While troubleshooting an electrical problem, I noticed that two of the 4 bolts in the flex flange coupling of the cranksaft to the flywheel were very loose. (could easily take them off by hand). Have not been able to find any info as to whether there is any recommended torque specs for this coupling. I have both the owners and service manuals for the 1204 Cub but can't find anything on this. Any help would be very much appreciated. 

Geo999


----------



## lsmurphy

It's commonly refered to as a 'rag' joint. You need to use the correct lock nut (compression nut) so it does not become finger lose again.

There is no torque to these nuts/bolts, hand tight till you see the 'rag' begin to compress slightly, do not overtighten.

Scott


----------



## lsmurphy

Note the style of nuts. Your 1204 does not require you to double them up but do so if you can afford it.
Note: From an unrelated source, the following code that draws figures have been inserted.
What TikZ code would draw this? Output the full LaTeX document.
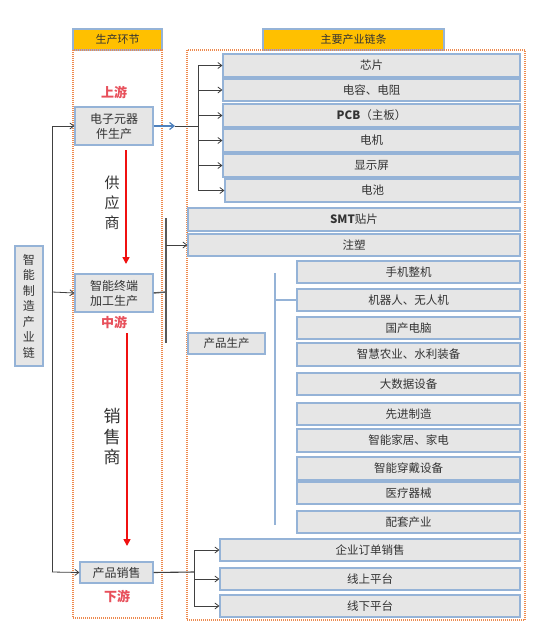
\documentclass[tikz,border=0pt]{standalone}
\usepackage{fontspec}
\setmainfont{Noto Sans CJK SC}
\usetikzlibrary{arrows.meta}
\definecolor{boxblue}{HTML}{95B3D7}
\definecolor{boxgray}{HTML}{E6E6E6}
\definecolor{txt}{HTML}{333333}
\definecolor{hdr}{HTML}{FFC000}
\definecolor{dotor}{HTML}{EE8A4E}
\definecolor{redtxt}{HTML}{E8505B}
\definecolor{redarr}{HTML}{F01010}
\definecolor{arrblue}{HTML}{4F81BD}
\newcommand\mybox[7][]{\node[box,#1,minimum width={(#5-#3)*1pt},minimum height={(#6-#4)*1pt}] (#2) at ({(#3+#5)/2},{(#4+#6)/2}) {#7};}
\tikzset{
 box/.style={draw=boxblue,fill=boxgray,line width=1.1pt,inner sep=0pt,text=txt,font=\fontsize{11.5}{13}\selectfont,align=center},
 hbox/.style={fill=hdr,inner sep=0pt,text=txt,font=\fontsize{11}{13}\selectfont},
 dotframe/.style={draw=dotor,line width=1.3pt,dash pattern=on 1pt off 1pt},
 conn/.style={draw=black!75,line width=0.8pt},
 arr/.style={conn,-{Straight Barb[length=4pt,width=6pt]}},
 bluearr/.style={draw=arrblue,line width=1.2pt,-{Straight Barb[length=4.5pt,width=7pt]}},
 bluel/.style={draw=boxblue,line width=1.3pt},
 redarrow/.style={draw=redarr,line width=1.6pt,-{Triangle[length=7pt,width=7pt]}},
 stage/.style={text=redtxt,font=\fontsize{13}{15}\selectfont\bfseries},
 vtext/.style={text=txt,align=center},
}
\begin{document}
\begin{tikzpicture}[x=1pt,y=-1pt]
\useasboundingbox[fill=white] (0,0) rectangle (542,642);
% headers
\mybox[hbox]{h1}{73}{29}{162}{50}{生产环节}
\mybox[hbox]{h2}{263}{29}{444}{50}{主要产业链条}
% dotted frames
\draw[dotframe] (73,50) rectangle (162,618);
\draw[dotframe] (187,50) rectangle (525,620);
% left stage boxes
\mybox[font=\fontsize{12}{15}\selectfont]{up}{75}{107}{153}{145}{电子元器\\件生产}
\mybox[font=\fontsize{12}{15}\selectfont]{mid}{75}{274}{153}{312}{智能终端\\加工生产}
\mybox[font=\fontsize{12}{15}\selectfont]{down}{80}{562}{153}{583}{产品销售}
\mybox[font=\fontsize{12}{15.5}\selectfont]{root}{15}{246}{43}{366}{智\\能\\制\\造\\产\\业\\链}
% stage labels
\node[stage] (sup) at (114,92) {上游};
\node[stage] (smid) at (114,322) {中游};
\node[stage] (sdown) at (117,596) {下游};
\node[vtext,font=\fontsize{15}{20}\selectfont] (gys) at (112,203) {供\\应\\商};
\node[vtext,font=\fontsize{17}{20.5}\selectfont] (xss) at (112,437) {销\\售\\商};
% red arrows
\coordinate (r1s) at (126,150); \coordinate (r1e) at (126,264);
\coordinate (r2s) at (127,333); \coordinate (r2e) at (127,546);
\draw[redarrow] (r1s) -- (r1e);
\draw[redarrow] (r2s) -- (r2e);
% upstream boxes
\mybox{c1}{223}{54}{520}{77}{芯片}
\mybox{c2}{223}{79}{520}{101}{电容、电阻}
\mybox{c3}{223}{104}{520}{127}{\textbf{PCB}（主板）}
\mybox{c4}{223}{129}{520}{152}{电机}
\mybox{c5}{223}{154}{520}{177}{显示屏}
\mybox{c6}{225}{179}{520}{202}{电池}
% midstream
\mybox{smt}{188}{208}{520}{231}{\textbf{SMT}贴片}
\mybox{zs}{188}{234}{520}{256}{注塑}
\mybox{cpsc}{188}{333}{265}{354}{产品生产}
\mybox{p1}{297}{261}{520}{283}{手机整机}
\mybox{p2}{297}{289}{520}{311}{机器人、无人机}
\mybox{p3}{297}{317}{520}{339}{国产电脑}
\mybox{p4}{297}{343}{520}{366}{智慧农业、水利装备}
\mybox{p5}{297}{373}{520}{395}{大数据设备}
\mybox{p6}{297}{403}{520}{425}{先进制造}
\mybox{p7}{297}{429}{520}{452}{智能家居、家电}
\mybox{p8}{297}{457}{520}{480}{智能穿戴设备}
\mybox{p9}{297}{482}{520}{504}{医疗器械}
\mybox{p10}{297}{511}{520}{533}{配套产业}
% downstream
\mybox{s1}{220}{539}{520}{561}{企业订单销售}
\mybox{s2}{220}{568}{520}{590}{线上平台}
\mybox{s3}{220}{595}{520}{617}{线下平台}
% left bracket
\coordinate (L1) at (52,126);
\coordinate (L2) at (52,292);
\coordinate (L3) at (52,572);
\draw[conn] (L1) -- (L3);
\draw[arr] (L1) -- (up.west);
\draw[arr] (L2) -- (mid.west);
\draw[arr] (L3) -- (down.west);
% upstream bracket
\coordinate (B0) at (175,126);
\coordinate (B1) at (198,126);
\draw[bluearr] (up.east) -- (B0);
\draw[conn] (B0) -- (B1);
\draw[conn] (B1|-c1.west) -- (B1|-c6.west);
\foreach \n in {c1,c2,c3,c4,c5,c6} \draw[arr] (B1|-\n.west) -- (\n.west);
% midstream bracket
\coordinate (M1) at (166,292);
\coordinate (Mt) at (166,218);
\coordinate (Mb) at (166,343);
\draw[conn,line width=1.4pt,draw=black!65] (mid.east) -- (M1);
\draw[conn,line width=1.4pt,draw=black!65] (Mt) -- (Mb);
\draw[arr] (Mt|-zs.west) -- (zs.west);
% product bracket (blue)
\coordinate (Pt) at (275,273);
\coordinate (Pb) at (275,525);
\draw[bluel] (Pt) -- (Pb);
\draw[bluel] (Pt|-p2.west) -- (p2.west);
% downstream bracket
\coordinate (D1) at (194,572);
\draw[conn,line width=1.1pt] (down.east) -- (D1);
\draw[conn] (D1|-s1.west) -- (D1|-s3.west);
\foreach \n in {s1,s2,s3} \draw[arr] (D1|-\n.west) -- (\n.west);
\end{tikzpicture}
\end{document}
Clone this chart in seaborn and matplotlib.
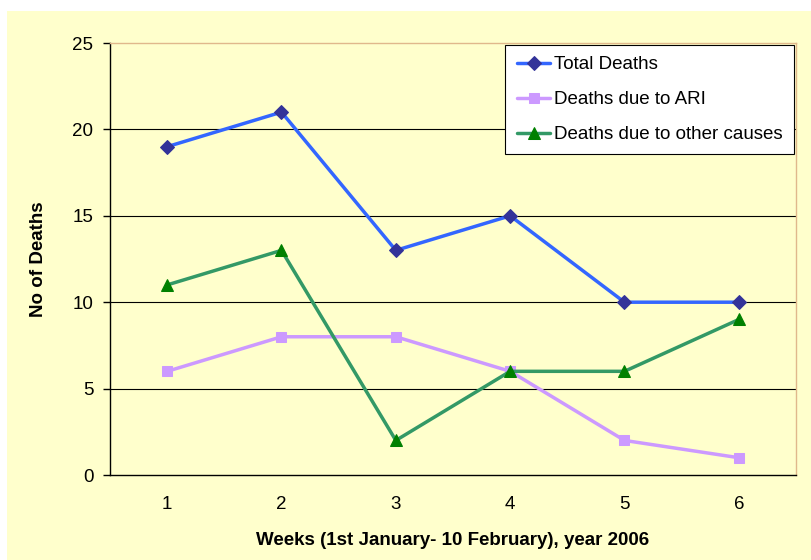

Also note that the rags or flex discs are not necessarily compressed or distorted.

Scott


----------



## geo999

*Rag Coupling*

Scott,

Thanks very much for your reply and the pictures. Will get some lock nuts that fit. Can you explain why they only need to be hand tight? Always like to know the reason behind things . TIA

George


----------



## IH farm boy

i good tourque is use a standard combination wrench and pull on it moderatley and it will get you close , and use lock nuts like scot said try to stay away from nylon lock nuts they tent to deteriorate when exposed to heat over time , try to find ones that are top lock or side lock the have a mark on the side or top pending on wich one you get hence the names


----------



## Mickey

I'd not over tighten these nuts and to prevent further loosening of them apply some loctite 242 to the threads when installing the nuts. Bolt/nut will not come loose but not hard to disassemble with a wrench. Elastic locknut will get the job done but I prefer the loctite route as it prevents water from getting into the threads a rusting.


----------